Вот Запад: общество как-никак более традиционное, нежели наше. Казалось бы, там и фигура «просто писателя» могла и должна была сохраниться в более чистом, нежели у нас, виде? — ничуть не бывало. Как нестойким оказалось благообразие XIX столетия,— так нестойка нынешняя сравнительная традиционность западного общества, в особенности же — его культура. Писатель Запада (обобщенно-типический, разумеется) по доброй воле не желаетоставаться «просто писателем». Герой Бахтина в безнадежном меньшинстве; он, как правило, исповедует малопочтенные (с точки зрения интеллигентского большинства) консервативные взгляды. Пример — Борхес. «Левое» же большинство, как будто бесовской горячкой одержимое, так и рвется — вопреки Бахтину!— в очередь за поддержкой авторитета (внеположного культуре и уж непременно «прогрессивного»: какой-нибудь революционной партии, либо абстрактных «народных масс», либо молодежи и т. д.). А не находят авторитетного друга — так находят (ненавидеть — куда проще, чем любить!) авторитетного врага. И вот Маркес (это — просто писатель? а ведь писатель недурной...) заявляет гордо, что бросает перо до тех пор, пока не свергнут Пиночета.

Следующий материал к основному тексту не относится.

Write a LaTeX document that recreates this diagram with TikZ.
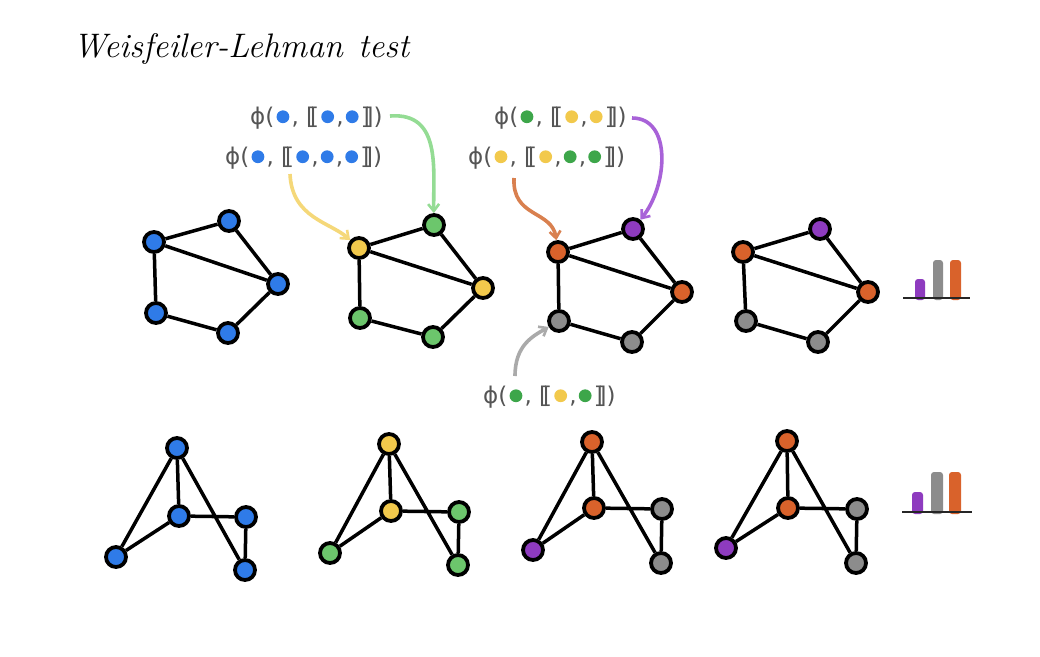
\documentclass[tikz,border=0pt]{standalone}
\usepackage{fontspec}
\newfontfamily\labfont{DejaVu Sans}
\usetikzlibrary{arrows.meta}
\definecolor{cblue}{HTML}{2F7BE8}
\definecolor{cgreen}{HTML}{6CC66C}
\definecolor{cyellow}{HTML}{F2C94C}
\definecolor{corange}{HTML}{D9622B}
\definecolor{cpurple}{HTML}{8E3BBF}
\definecolor{cgray}{HTML}{8C8C8C}
\definecolor{dgreen}{HTML}{3DA64A}
\definecolor{ayellow}{HTML}{F5D879}
\definecolor{agreen}{HTML}{94DC94}
\definecolor{aorange}{HTML}{D9804F}
\definecolor{apurple}{HTML}{A862D8}
\definecolor{agray}{HTML}{AAAAAA}
\definecolor{labgray}{HTML}{555555}
\newcommand\dt[1]{\hspace{2.2pt}\tikz[baseline=-0.33em,x=1pt,y=1pt]\fill[#1] (0,0) circle (6.4pt);\hspace{2.2pt}}
\newcommand\lbr{[\kern-0.22em[}
\newcommand\rbr{]\kern-0.22em]}
\begin{document}
\begin{tikzpicture}[x=1pt,y=-1pt,
  vtx/.style={circle,draw=black,line width=3.8pt,minimum size=20pt,inner sep=0pt},
  edg/.style={line width=3.5pt,black},
  lab/.style={anchor=west,inner sep=0pt,text=labgray,font=\labfont\fontsize{23}{26}\selectfont},
  arr/.style={line width=3.6pt,-{Straight Barb[length=7pt,width=11pt,line width=2.6pt]}},
  bar/.style={rounded corners=3pt}]
\useasboundingbox (0,0) rectangle (1040,656);
\fill[white] (0,0) rectangle (1040,656);

\node[anchor=base west,inner sep=0pt,font=\fontsize{34}{40}\selectfont\itshape] (title) at (73,57) {Weisfeiler-Lehman\hspace{0.45em}test};

% labels
\node[lab] (L1) at (250,118) {ϕ(\dt{cblue}, \lbr\dt{cblue},\dt{cblue}\rbr)};
\node[lab] (L2) at (225,158) {ϕ(\dt{cblue}, \lbr\dt{cblue},\dt{cblue},\dt{cblue}\rbr)};
\node[lab] (R1) at (494,118) {ϕ(\dt{dgreen}, \lbr\dt{cyellow},\dt{cyellow}\rbr)};
\node[lab] (R2) at (468,158) {ϕ(\dt{cyellow}, \lbr\dt{cyellow},\dt{dgreen},\dt{dgreen}\rbr)};
\node[lab] (B1) at (483,397) {ϕ(\dt{dgreen}, \lbr\dt{cyellow},\dt{dgreen}\rbr)};

% graph 1
\node[vtx,fill=cblue] (a1) at (154,242) {};
\node[vtx,fill=cblue] (b1) at (229,221) {};
\node[vtx,fill=cblue] (c1) at (278,284) {};
\node[vtx,fill=cblue] (d1) at (156,313) {};
\node[vtx,fill=cblue] (e1) at (228,333) {};
% graph 2
\node[vtx,fill=cyellow] (a2) at (359,248) {};
\node[vtx,fill=cgreen] (b2) at (434,225) {};
\node[vtx,fill=cyellow] (c2) at (483,288) {};
\node[vtx,fill=cgreen] (d2) at (360,318) {};
\node[vtx,fill=cgreen] (e2) at (433,337) {};
% graph 3
\node[vtx,fill=corange] (a3) at (558,252) {};
\node[vtx,fill=cpurple] (b3) at (633,229) {};
\node[vtx,fill=corange] (c3) at (682,292) {};
\node[vtx,fill=cgray] (d3) at (559,321) {};
\node[vtx,fill=cgray] (e3) at (632,342) {};
% graph 4
\node[vtx,fill=corange] (a4) at (743,252) {};
\node[vtx,fill=cpurple] (b4) at (820,229) {};
\node[vtx,fill=corange] (c4) at (868,292) {};
\node[vtx,fill=cgray] (d4) at (746,321) {};
\node[vtx,fill=cgray] (e4) at (818,342) {};
\foreach \g in {1,2,3,4}{
  \draw[edg] (a\g)--(b\g) (a\g)--(c\g) (b\g)--(c\g) (a\g)--(d\g) (d\g)--(e\g) (e\g)--(c\g);
}

% graph 5
\node[vtx,fill=cblue] (t5) at (177,448) {};
\node[vtx,fill=cblue] (m5) at (179,516) {};
\node[vtx,fill=cblue] (r5) at (246,517) {};
\node[vtx,fill=cblue] (l5) at (116,557) {};
\node[vtx,fill=cblue] (s5) at (245,570) {};
% graph 6
\node[vtx,fill=cyellow] (t6) at (389,444) {};
\node[vtx,fill=cyellow] (m6) at (391,511) {};
\node[vtx,fill=cgreen] (r6) at (459,512) {};
\node[vtx,fill=cgreen] (l6) at (330,553) {};
\node[vtx,fill=cgreen] (s6) at (458,565) {};
% graph 7
\node[vtx,fill=corange] (t7) at (592,442) {};
\node[vtx,fill=corange] (m7) at (594,508) {};
\node[vtx,fill=cgray] (r7) at (662,509) {};
\node[vtx,fill=cpurple] (l7) at (533,550) {};
\node[vtx,fill=cgray] (s7) at (661,563) {};
% graph 8
\node[vtx,fill=corange] (t8) at (787,441) {};
\node[vtx,fill=corange] (m8) at (788,508) {};
\node[vtx,fill=cgray] (r8) at (857,509) {};
\node[vtx,fill=cpurple] (l8) at (726,548) {};
\node[vtx,fill=cgray] (s8) at (856,563) {};
\foreach \g in {5,6,7,8}{
  \draw[edg] (t\g)--(m\g) (t\g)--(l\g) (t\g)--(s\g) (m\g)--(l\g) (m\g)--(r\g) (r\g)--(s\g);
}

% arrows
\coordinate (ys) at (290,174);
\coordinate (gs) at (390,116);
\coordinate (os) at (514,178);
\coordinate (ps) at (632,118);
\coordinate (hs) at (515,376);
\draw[arr,ayellow] (ys) .. controls (292,218) and (330,222) .. (a2);
\draw[arr,agreen] (gs) .. controls (442,112) and (433,170) .. (b2);
\draw[arr,aorange] (os) .. controls (512,218) and (552,210) .. (a3);
\draw[arr,apurple] (ps) .. controls (672,118) and (668,185) .. (b3);
\draw[arr,agray] (hs) .. controls (515,345) and (533,336) .. (d3);

% histograms
\fill[cpurple,bar] (915,300) -- (915,279) -- (925,279) -- (925,300) -- cycle;
\fill[cgray,bar] (933,300) -- (933,260) -- (943,260) -- (943,300) -- cycle;
\fill[corange,bar] (950,300) -- (950,260) -- (961,260) -- (961,300) -- cycle;
\draw[line width=2.8pt,black!85] (903,298) -- (970,298);
\fill[cpurple,bar] (912,514) -- (912,492) -- (923,492) -- (923,514) -- cycle;
\fill[cgray,bar] (931,514) -- (931,472) -- (943,472) -- (943,514) -- cycle;
\fill[corange,bar] (949,514) -- (949,472) -- (961,472) -- (961,514) -- cycle;
\draw[line width=2.8pt,black!85] (902,512) -- (972,512);
\end{tikzpicture}
\end{document}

И вот Кортасар — тоже не последний писатель! — убеждает Маркеса вернуться к литературе: зачем бы вы думали? чтобы остаться верным писательскому призванию? — нет, но потому, что это больше способствовало бы свержению Пиночета! Но дело даже не в этих голых декларациях; тенденция много глубже и органичней. Ведь и на жанровом, например, уровне западная литература — во многих ведущих направлениях ее — стремится к документалистике... Не сидится западному «просто писателю» за письменным столом. А подчас, теряя рассудок, начинают завидовать «заботе», проявленной по отношению к писателям в СССР (не соображая, что это — зависть независимого человека к человеку подкупленному...).

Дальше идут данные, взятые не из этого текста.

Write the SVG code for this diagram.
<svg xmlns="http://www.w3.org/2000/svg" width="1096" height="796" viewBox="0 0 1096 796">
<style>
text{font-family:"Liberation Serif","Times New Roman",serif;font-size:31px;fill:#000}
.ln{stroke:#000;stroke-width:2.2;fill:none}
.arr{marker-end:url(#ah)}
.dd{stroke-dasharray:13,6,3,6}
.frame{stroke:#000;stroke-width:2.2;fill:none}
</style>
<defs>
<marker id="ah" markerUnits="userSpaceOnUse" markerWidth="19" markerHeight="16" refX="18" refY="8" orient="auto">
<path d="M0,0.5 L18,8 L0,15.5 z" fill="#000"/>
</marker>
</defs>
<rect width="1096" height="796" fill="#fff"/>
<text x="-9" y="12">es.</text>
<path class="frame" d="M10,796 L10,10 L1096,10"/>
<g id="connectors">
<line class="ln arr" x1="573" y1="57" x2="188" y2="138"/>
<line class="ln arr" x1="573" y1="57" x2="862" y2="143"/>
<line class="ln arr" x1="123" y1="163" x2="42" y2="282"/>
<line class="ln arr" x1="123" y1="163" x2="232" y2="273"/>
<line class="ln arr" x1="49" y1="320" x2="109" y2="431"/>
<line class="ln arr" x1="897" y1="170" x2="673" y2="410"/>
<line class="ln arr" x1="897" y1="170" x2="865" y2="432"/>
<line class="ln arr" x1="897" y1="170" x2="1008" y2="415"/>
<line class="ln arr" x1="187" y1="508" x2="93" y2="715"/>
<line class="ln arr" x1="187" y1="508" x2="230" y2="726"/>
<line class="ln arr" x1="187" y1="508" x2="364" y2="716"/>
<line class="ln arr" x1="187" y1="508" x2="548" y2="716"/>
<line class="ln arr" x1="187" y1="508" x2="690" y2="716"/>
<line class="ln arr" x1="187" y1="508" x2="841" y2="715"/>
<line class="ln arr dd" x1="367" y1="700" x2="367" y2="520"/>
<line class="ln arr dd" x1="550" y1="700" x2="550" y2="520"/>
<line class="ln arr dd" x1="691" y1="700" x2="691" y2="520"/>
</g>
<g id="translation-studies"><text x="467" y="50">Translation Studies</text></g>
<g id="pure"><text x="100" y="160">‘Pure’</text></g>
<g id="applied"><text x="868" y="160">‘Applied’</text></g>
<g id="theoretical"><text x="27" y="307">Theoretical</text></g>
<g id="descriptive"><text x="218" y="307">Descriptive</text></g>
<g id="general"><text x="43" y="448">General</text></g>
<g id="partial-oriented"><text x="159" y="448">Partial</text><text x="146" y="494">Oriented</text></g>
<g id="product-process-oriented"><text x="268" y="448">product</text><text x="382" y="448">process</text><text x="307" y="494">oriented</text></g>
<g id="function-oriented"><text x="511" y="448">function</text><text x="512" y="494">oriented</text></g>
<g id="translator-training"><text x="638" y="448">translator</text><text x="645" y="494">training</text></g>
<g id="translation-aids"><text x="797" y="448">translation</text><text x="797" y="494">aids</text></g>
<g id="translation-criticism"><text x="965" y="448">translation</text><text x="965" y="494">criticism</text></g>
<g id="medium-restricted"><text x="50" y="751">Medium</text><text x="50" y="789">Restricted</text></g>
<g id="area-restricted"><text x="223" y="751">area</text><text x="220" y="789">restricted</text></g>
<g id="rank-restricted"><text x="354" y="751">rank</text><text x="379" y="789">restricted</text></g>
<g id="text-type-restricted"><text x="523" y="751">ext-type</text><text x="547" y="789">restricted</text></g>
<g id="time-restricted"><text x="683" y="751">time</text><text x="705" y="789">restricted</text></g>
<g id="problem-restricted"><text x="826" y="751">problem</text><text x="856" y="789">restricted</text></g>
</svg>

Иное дело — у нас. У нас литература (как и вся культура) делится на две, так сказать, зоны: авторитетная официальная — и подавляемая независимая. Обе выделить из своих рядов «просто писателя» не в состоянии: одна не желает, а вторая не может.
Официальный писатель никоим образом не умещается в заданные Бахтиным рамки «писателя без стиля и ситуации». За ним — культ, а он — по преимуществу служитель этого культа, хотя и бездуховного. В сопоставлении со схемой Бахтина ему пристало среднее положение между «жрецом» и «придворным поэтом нового времени»; подчас выпадает на его долю и роль судьи. «Служение» здесь вовсе не метафорично: писатель пишет на заданную тему, в заданном тоне, с заданными выводами, он заседает на ритуальных собраниях, ему предписано ритуальное восхваление вождей и единомышленников, а также ритуальная травля противников. Культовым ситуации соответствуют и «пировые»: праздники разного рода (хотя их число — вполне в духе кальвинистской традиции! — сильно урезано): юбилеи, чествования, банкеты. Праздники также требуют личного и творческого писательского участия. Нехитрое дело — посмеяться над этими ритуалами; плодотворней, однако, было бы рассмотреть их во время присущей систематичности и тщательности, дабы понять: каким образом родилась и выжила зловещая непобедимость. Официальному писателю присуще единство стиля и ситуации: он сознает это единство; он далеко не всегда глуп; порой он по-своему прозорлив. Вот один из адептов культа — Феликс Кузнецов — замечает точно, что главное в литературе — «...проблема писательской позиции, а также проблема целостного взгляда литературы на жизнь, включающего в себя как сферу гражданскую, так и сферу частную» («ЛГ» 3.XII.1980, c. 4). Облик Ф. Кузнецова ясен достаточно, чтобы не сомневаться, какую такую позицию подразумевает этот деятель. Однако, снова же: нетрудно со смешком отмахнуться от этого, но полезнее — поразмыслить над тою железной последовательностью, с какой этот и другие «писатели» проводят свою линию. Бездуховность и продажность этой культуры, ввергающие ее в ничтожество, не могут не отталкивать; но невозможно, увы, отрицать сам факт победоносного существования этой ущербной культуры... Советский писатель умышленно не желает быть «просто писателем». В этом он подобен западному коллеге, хотя «стилеобразующие» ситуации у них различны.